Underwater video of coral reefs in Malindi Marine National Park, Kenya

African coral reefs are the coral reefs which are present in Africa.
Most are found along the eastern and southern coasts of Africa. The east coast corals extend from the Red Sea to Madagascar in the south, and are an important resource for the fishersmen of Kenya, Tanzania, Mozambique and Madagascar.
Some cold-water reefs are also found along the northwestern part of Africa, i.e. near the Azores, Madeira, Canary Islands and Cape Verde

==Western African reefs==
In some of the western African reefs (Azores, Canary Islands, Madeira) there is a trawling ban in place (initially set by EU's Regulation (EC) No 2287/2003

==Eastern and Southern African reefs==
As with coral reefs elsewhere, African coral reefs are more biologically diverse than the surrounding ocean, and support species such as the mantis shrimp, potato grouper, humphead wrasse and maxima clam, as well as many seaweeds and corals.

On the east coast, temperatures average about 26 C over the year. The average rainfall is highest between January and April, at about 300 mm, and lowest during August to November, at about 100 mm.

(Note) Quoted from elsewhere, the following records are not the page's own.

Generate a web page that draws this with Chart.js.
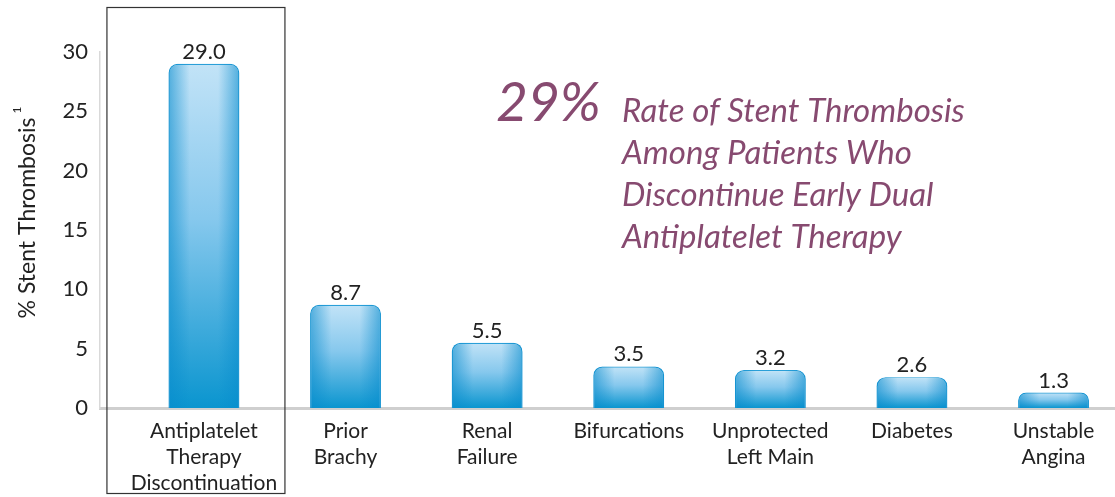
<!DOCTYPE html>
<html>
<head>
<meta charset="utf-8">
<script src="https://cdn.jsdelivr.net/npm/chart.js@4.4.0/dist/chart.umd.min.js"></script>
<style>
  html, body { margin: 0; padding: 0; background: #fff; }
  #wrap { width: 1115px; height: 497px; position: relative; }
</style>
</head>
<body>
<div id="wrap"><canvas id="stentChart"></canvas></div>
<script>
// Chart data
const categories = [
    ['Antiplatelet', 'Therapy', 'Discontinuation'],
    ['Prior', 'Brachy'],
    ['Renal', 'Failure'],
    ['Bifurcations'],
    ['Unprotected', 'Left Main'],
    ['Diabetes'],
    ['Unstable', 'Angina']
];
const rates = [29.0, 8.7, 5.5, 3.5, 3.2, 2.6, 1.3];
const yTicks = [0, 5, 10, 15, 20, 25, 30];
const yTitle = '% Stent Thrombosis';
const yTitleNote = '1';
const calloutBig = '29%';
const calloutLines = [
    'Rate of Stent Thrombosis',
    'Among Patients Who',
    'Discontinue Early Dual',
    'Antiplatelet Therapy'
];

const FONT = 'Lato, "Noto Sans", sans-serif';
const TEXT = '#222222';
const PURPLE = '#874a70';

// vertical gradient for each bar, from its own top to the baseline
function barFill(ctx) {
    const chart = ctx.chart;
    const area = chart.chartArea;
    if (!area || ctx.type !== 'data') return '#5fb6e6';
    const y = chart.scales.y;
    const top = y.getPixelForValue(rates[ctx.dataIndex]);
    const base = y.getPixelForValue(0);
    const g = chart.ctx.createLinearGradient(0, top, 0, base);
    g.addColorStop(0, '#c2e3f7');
    g.addColorStop(0.45, '#86c8ed');
    g.addColorStop(1, '#0a95cf');
    return g;
}

// darker side shading, box round the first category, value labels, titles
const extras = {
    id: 'extras',
    afterDatasetsDraw(chart) {
        const c = chart.ctx;
        const meta = chart.getDatasetMeta(0);
        meta.data.forEach((bar, i) => {
            const w = bar.width, left = bar.x - w / 2, top = bar.y, h = bar.base - bar.y;
            c.save();
            c.beginPath();
            c.roundRect(left, top, w, h, [9, 9, 0, 0]);
            c.clip();
            const g = c.createLinearGradient(left, 0, left + w, 0);
            g.addColorStop(0, 'rgba(8,140,205,0.6)');
            g.addColorStop(0.3, 'rgba(8,140,205,0)');
            g.addColorStop(0.7, 'rgba(8,140,205,0)');
            g.addColorStop(1, 'rgba(8,140,205,0.6)');
            c.fillStyle = g;
            c.fillRect(left, top, w, h);
            c.restore();

            c.save();
            c.font = '22px ' + FONT;
            c.fillStyle = TEXT;
            c.textAlign = 'center';
            c.textBaseline = 'alphabetic';
            c.fillText(rates[i].toFixed(1), bar.x, bar.y - 5);
            c.restore();
        });

        // frame round the first category
        const cx = chart.scales.x.getPixelForValue(0);
        c.save();
        c.strokeStyle = '#333';
        c.lineWidth = 1.2;
        c.strokeRect(cx - 97, 7.5, 178, 486);
        c.restore();

        // rotated y title with its footnote mark
        c.save();
        c.translate(28, 218);
        c.rotate(-Math.PI / 2);
        c.fillStyle = TEXT;
        c.font = '23px ' + FONT;
        c.textAlign = 'center';
        c.textBaseline = 'middle';
        c.fillText(yTitle, 0, 0);
        const tw = c.measureText(yTitle).width;
        c.font = '12px ' + FONT;
        c.textAlign = 'left';
        c.fillText(yTitleNote, tw / 2 + 4, -11);
        c.restore();

        c.save();
        c.fillStyle = PURPLE;
        c.textBaseline = 'alphabetic';
        c.font = 'italic 55px ' + FONT;
        c.fillText(calloutBig, 496, 121);
        c.font = 'italic 33px ' + FONT;
        calloutLines.forEach((line, i) => c.fillText(line, 622, 122 + i * 42));
        c.restore();
    }
};

new Chart(document.getElementById('stentChart'), {
    type: 'bar',
    data: {
        datasets: [{
            data: rates.map((v, i) => ({ x: i, y: v })),
            backgroundColor: barFill,
            borderColor: '#2a9fd8',
            borderWidth: 1.2,
            borderSkipped: 'bottom',
            borderRadius: { topLeft: 9, topRight: 9, bottomLeft: 0, bottomRight: 0 },
            categoryPercentage: 1,
            barPercentage: 0.5
        }]
    },
    options: {
        responsive: true,
        maintainAspectRatio: false,
        animation: false,
        layout: { padding: { top: 52, right: 0, left: 0, bottom: 0 } },
        plugins: { legend: { display: false }, tooltip: { enabled: false } },
        scales: {
            x: {
                type: 'linear',
                offset: false,
                min: -0.734,
                max: 6.434,
                afterBuildTicks: s => { s.ticks = categories.map((_, i) => ({ value: i })); },
                afterFit: s => { s.height = 89; s.paddingLeft = 0; s.paddingRight = 0; },
                grid: { display: false, drawTicks: false },
                border: { color: '#cfcfcf', width: 3 },
                ticks: {
                    callback: v => categories[v],
                    color: TEXT,
                    padding: 10,
                    maxRotation: 0,
                    autoSkip: false,
                    font: { family: FONT, size: 21, lineHeight: 1.24 }
                }
            },
            y: {
                min: 0,
                max: 30,
                afterBuildTicks: s => { s.ticks = yTicks.map(v => ({ value: v })); },
                afterFit: s => { s.width = 100; s.paddingTop = 0; s.paddingBottom = 0; },
                grid: { display: false, drawTicks: false },
                border: { color: '#d9d9d9', width: 1.5 },
                ticks: {
                    color: TEXT,
                    padding: 12,
                    font: { family: FONT, size: 22 }
                }
            }
        }
    },
    plugins: [extras]
});
</script>
</body>
</html>
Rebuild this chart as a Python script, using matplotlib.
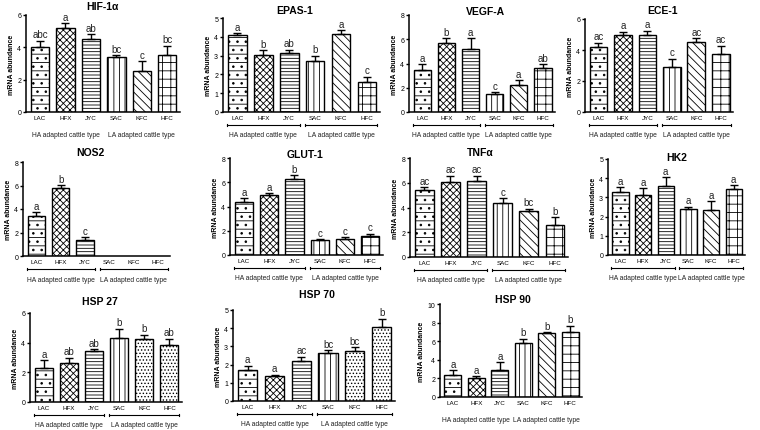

There are multiple threats to the reefs, such a tourist diving and damaging the corals, or taking samples. Then there are industrial run-offs and pollutants, untreated sewage and the increasing sediment flows in rivers that threaten all of the coastal ecosystems. The reef is also threatened by climate change. Due to global warming, the sea surface temperature increases and in 1997/98 a particularly severe 'El Nino' killed 90 percent of corals on the reef. The CORDIO (COral Reef Degradation in the Indian Ocean) NGO have set up an East African task force to monitor the reef's management.